━━━ DATASET EXTRACT ━━━

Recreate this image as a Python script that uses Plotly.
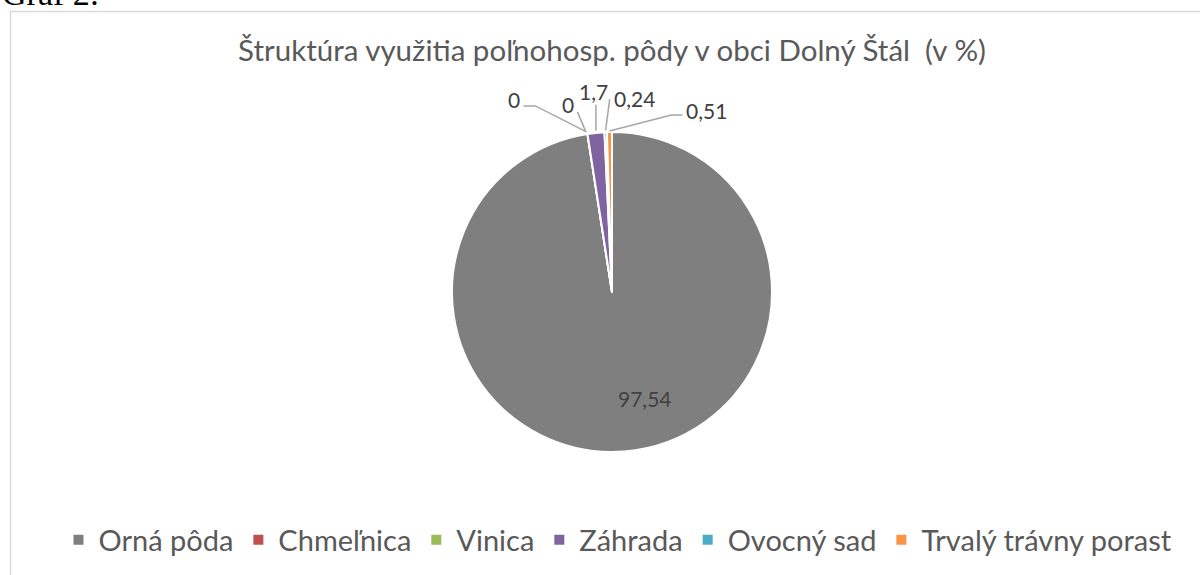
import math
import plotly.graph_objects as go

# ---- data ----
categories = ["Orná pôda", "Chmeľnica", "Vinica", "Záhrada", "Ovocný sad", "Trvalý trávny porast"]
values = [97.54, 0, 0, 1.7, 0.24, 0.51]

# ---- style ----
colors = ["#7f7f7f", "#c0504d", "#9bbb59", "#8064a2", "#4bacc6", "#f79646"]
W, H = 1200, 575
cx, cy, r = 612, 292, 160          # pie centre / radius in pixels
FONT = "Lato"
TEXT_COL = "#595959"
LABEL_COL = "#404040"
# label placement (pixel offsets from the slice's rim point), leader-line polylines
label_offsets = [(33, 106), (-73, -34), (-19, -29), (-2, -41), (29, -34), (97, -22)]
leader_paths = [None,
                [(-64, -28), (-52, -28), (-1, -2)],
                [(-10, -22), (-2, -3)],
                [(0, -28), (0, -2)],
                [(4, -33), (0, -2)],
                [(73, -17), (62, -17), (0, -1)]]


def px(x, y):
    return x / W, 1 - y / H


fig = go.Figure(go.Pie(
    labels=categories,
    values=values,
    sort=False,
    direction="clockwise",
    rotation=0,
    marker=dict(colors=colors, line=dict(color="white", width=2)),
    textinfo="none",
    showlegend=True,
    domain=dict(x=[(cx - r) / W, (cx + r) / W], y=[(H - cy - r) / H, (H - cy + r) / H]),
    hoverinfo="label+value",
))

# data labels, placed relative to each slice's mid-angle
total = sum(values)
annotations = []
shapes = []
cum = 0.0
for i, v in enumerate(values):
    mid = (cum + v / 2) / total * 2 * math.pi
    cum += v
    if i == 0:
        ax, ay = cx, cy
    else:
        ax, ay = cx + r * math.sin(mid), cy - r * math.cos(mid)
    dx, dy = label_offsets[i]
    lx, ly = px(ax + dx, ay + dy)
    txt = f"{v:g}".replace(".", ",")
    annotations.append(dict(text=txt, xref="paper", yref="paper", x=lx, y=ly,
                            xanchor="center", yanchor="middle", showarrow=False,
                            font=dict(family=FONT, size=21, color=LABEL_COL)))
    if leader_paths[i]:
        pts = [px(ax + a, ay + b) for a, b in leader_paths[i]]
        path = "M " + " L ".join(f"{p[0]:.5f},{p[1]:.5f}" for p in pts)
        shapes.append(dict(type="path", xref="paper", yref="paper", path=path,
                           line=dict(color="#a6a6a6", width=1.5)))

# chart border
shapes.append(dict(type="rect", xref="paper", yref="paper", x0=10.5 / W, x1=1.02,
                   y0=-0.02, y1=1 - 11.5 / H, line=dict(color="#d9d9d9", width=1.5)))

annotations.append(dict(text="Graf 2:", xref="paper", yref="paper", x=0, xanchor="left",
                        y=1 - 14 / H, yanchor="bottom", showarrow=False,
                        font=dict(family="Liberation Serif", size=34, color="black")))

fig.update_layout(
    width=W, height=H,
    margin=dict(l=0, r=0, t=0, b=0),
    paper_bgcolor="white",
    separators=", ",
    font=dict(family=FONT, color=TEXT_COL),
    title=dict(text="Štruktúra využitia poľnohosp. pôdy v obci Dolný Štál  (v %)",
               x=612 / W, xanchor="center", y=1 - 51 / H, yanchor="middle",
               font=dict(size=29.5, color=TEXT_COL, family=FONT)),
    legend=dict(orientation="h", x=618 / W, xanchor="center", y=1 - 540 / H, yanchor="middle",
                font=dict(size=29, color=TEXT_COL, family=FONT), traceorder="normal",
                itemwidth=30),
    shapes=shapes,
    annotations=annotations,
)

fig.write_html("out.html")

━━━

Repeat the lines above, starting at the first and stopping after the line that holds "values = [97.54, 0, 0, 1.7, 0.24, 0.51]", with the pictures left out.

Recreate this image as a Python script that uses Plotly.
import math
import plotly.graph_objects as go

# ---- data ----
categories = ["Orná pôda", "Chmeľnica", "Vinica", "Záhrada", "Ovocný sad", "Trvalý trávny porast"]
values = [97.54, 0, 0, 1.7, 0.24, 0.51]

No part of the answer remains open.